As empresas também vão continuar a usar as lives?
As marcas estão vendo que, se tiverem informação relevante para o público, as pessoas poderão gostar dos vídeos não roteirizados, naturais. Por isso, as empresas devem continuar a usar o recurso para se conectar com consumidores quando voltarmos ao normal.
As lives ajudam a elevar o número de assinantes?
Entre outros fatores, sim. As pessoas passam mais tempo em casa assistindo a vídeos.

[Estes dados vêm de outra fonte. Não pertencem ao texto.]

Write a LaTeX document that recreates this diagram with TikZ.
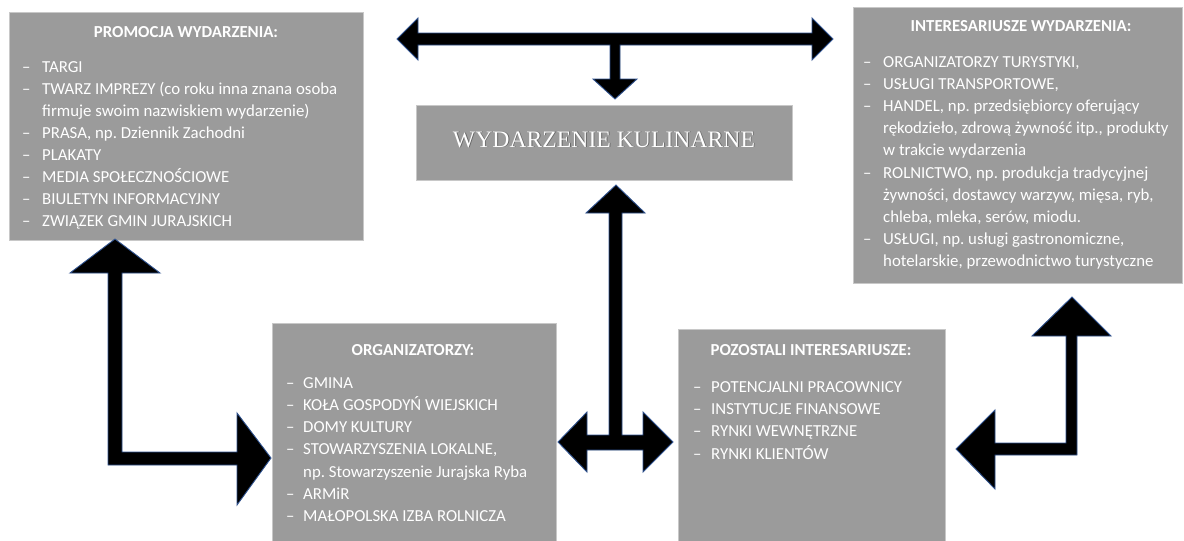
\documentclass[tikz,border=0pt]{standalone}
\usepackage{fontspec}
\setmainfont{Carlito}
\newfontfamily\titleserif{Liberation Serif}
\frenchspacing
\definecolor{boxgray}{HTML}{9B9B9B}
\definecolor{boxedge}{HTML}{C8C8C8}
\definecolor{arrowedge}{HTML}{2F528F}
\tikzset{
  panel/.style={fill=boxgray, draw=boxedge, line width=0.6pt, anchor=north west, inner sep=0pt},
  itemtext/.style={anchor=base west, inner sep=0pt, text=white, font=\fontsize{16.8}{22}\selectfont},
  headtext/.style={anchor=base, inner sep=0pt, text=white, font=\fontsize{16.8}{22}\selectfont\bfseries},
  blockarrow/.style={fill=black, draw=arrowedge, line width=0.9pt, line join=miter}
}
\begin{document}
\begin{tikzpicture}[x=1pt,y=-1pt]
\useasboundingbox (0,0) rectangle (1184,541);
\fill[white] (0,0) rectangle (1184,541);

% ---------- boxes ----------
\node[panel, minimum width=354pt, minimum height=228pt] (promo) at (9,12) {};
\node[panel, minimum width=329pt, minimum height=276pt] (inter) at (853,7) {};
\node[panel, minimum width=376pt, minimum height=75pt] (event) at (416,105) {};
\node[panel, minimum width=284pt, minimum height=222pt] (org) at (272,323) {};
\node[panel, minimum width=267pt, minimum height=216pt] (other) at (678,329) {};

% ---------- central title ----------
\node[anchor=base, inner sep=0pt, text=black!60, font=\titleserif\fontsize{23.7}{28}\selectfont] (eventshadow) at (604.9,147.9) {WYDARZENIE KULINARNE};
\node[anchor=base, inner sep=0pt, text=white, font=\titleserif\fontsize{23.7}{28}\selectfont] (eventtitle) at (604,147) {WYDARZENIE KULINARNE};

% ---------- PROMOCJA ----------
\node[headtext] (promoT) at (186,37) {PROMOCJA WYDARZENIA:};
\foreach \y/\d/\t [count=\i] in {
  72/–/TARGI,
  94/–/TWARZ IMPREZY (co roku inna znana osoba,
  116//firmuje swoim nazwiskiem wydarzenie),
  138/–/{PRASA, np. Dziennik Zachodni},
  160/–/PLAKATY,
  182/–/MEDIA SPOŁECZNOŚCIOWE,
  204/–/BIULETYN INFORMACYJNY,
  226/–/ZWIĄZEK GMIN JURAJSKICH}{
  \node[itemtext] (promoD\i) at (22,\y) {\d};
  \node[itemtext] (promoL\i) at (42,\y) {\t};
}

% ---------- INTERESARIUSZE ----------
\node[headtext] (interT) at (1021,31) {INTERESARIUSZE WYDARZENIA:};
\foreach \y/\d/\t [count=\i] in {
  67/–/{ORGANIZATORZY TURYSTYKI,},
  89.2/–/{USŁUGI TRANSPORTOWE,},
  111.4/–/{HANDEL, np. przedsiębiorcy oferujący},
  133.6//{rękodzieło, zdrową żywność itp., produkty},
  155.8//w trakcie wydarzenia,
  178/–/{ROLNICTWO, np. produkcja tradycyjnej},
  200.2//{żywności, dostawcy warzyw, mięsa, ryb,},
  222.4//{chleba, mleka, serów, miodu.},
  244.6/–/{USŁUGI, np. usługi gastronomiczne,},
  266.8//{hotelarskie, przewodnictwo turystyczne}}{
  \node[itemtext] (interD\i) at (863,\y) {\d};
  \node[itemtext] (interL\i) at (883,\y) {\t};
}

% ---------- ORGANIZATORZY ----------
\node[headtext] (orgT) at (413,355) {ORGANIZATORZY:};
\foreach \y/\d/\t [count=\i] in {
  388/–/GMINA,
  410.3/–/KOŁA GOSPODYŃ WIEJSKICH,
  432.6/–/DOMY KULTURY,
  454.9/–/{STOWARZYSZENIA LOKALNE,},
  477.2//np. Stowarzyszenie Jurajska Ryba,
  499.5/–/ARMiR,
  521.8/–/MAŁOPOLSKA IZBA ROLNICZA}{
  \node[itemtext] (orgD\i) at (286,\y) {\d};
  \node[itemtext] (orgL\i) at (303,\y) {\t};
}

% ---------- POZOSTALI ----------
\node[headtext] (otherT) at (811,355) {POZOSTALI INTERESARIUSZE:};
\foreach \y/\t [count=\i] in {
  392.5/POTENCJALNI PRACOWNICY,
  414.7/INSTYTUCJE FINANSOWE,
  436.9/RYNKI WEWNĘTRZNE,
  459.1/RYNKI KLIENTÓW}{
  \node[itemtext] (otherD\i) at (693,\y) {–};
  \node[itemtext] (otherL\i) at (711,\y) {\t};
}

% ---------- block arrows ----------
% top: left-right-down arrow
\draw[blockarrow] (397,39) -- (418,18) -- (418,33) -- (812,33) -- (812,18) -- (833,39)
  -- (812,60) -- (812,45) -- (620,45) -- (620,79) -- (637,79) -- (615,99) -- (593,79)
  -- (610,79) -- (610,45) -- (418,45) -- (418,60) -- cycle;

% centre: up arrow joined to left-right arrow
\draw[blockarrow] (616,185) -- (645,213) -- (622,213) -- (622,435) -- (643,435) -- (643,412)
  -- (673,442) -- (643,472) -- (643,450) -- (587,450) -- (587,472) -- (558,442) -- (587,412)
  -- (587,435) -- (609,435) -- (609,213) -- (586,213) -- cycle;

% left: bent up/right arrow
\draw[blockarrow] (115,239) -- (160,273) -- (122,273) -- (122,452) -- (237,452) -- (237,413)
  -- (271,458) -- (237,505) -- (237,465) -- (108,465) -- (108,273) -- (70,273) -- cycle;

% right: bent up/left arrow
\draw[blockarrow] (1072,297) -- (1111,336) -- (1077,336) -- (1077,455) -- (995,455) -- (995,489)
  -- (956,449) -- (995,410) -- (995,443) -- (1066,443) -- (1066,336) -- (1032,336) -- cycle;
\end{tikzpicture}
\end{document}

Por isso, a experiência de ver vídeos sem anúncios se torna mais importante.
Para o YouTube, qual é o objetivo de oferecer as transmissões ao vivo gratuitas?
Pensamos nas lives dentro de um conjunto de serviços. Os criadores de conteúdo fazem transmissões relevantes e atraem pessoas. Com isso, a plataforma se torna benéfica para as marcas. É um círculo virtuoso. Não temos planos de cobrar pelas lives. Só queremos continuar a oferecer a melhor experiência de visualização de vídeos. Pensando no longo prazo, ver o alto engajamento nas lives é muito bom.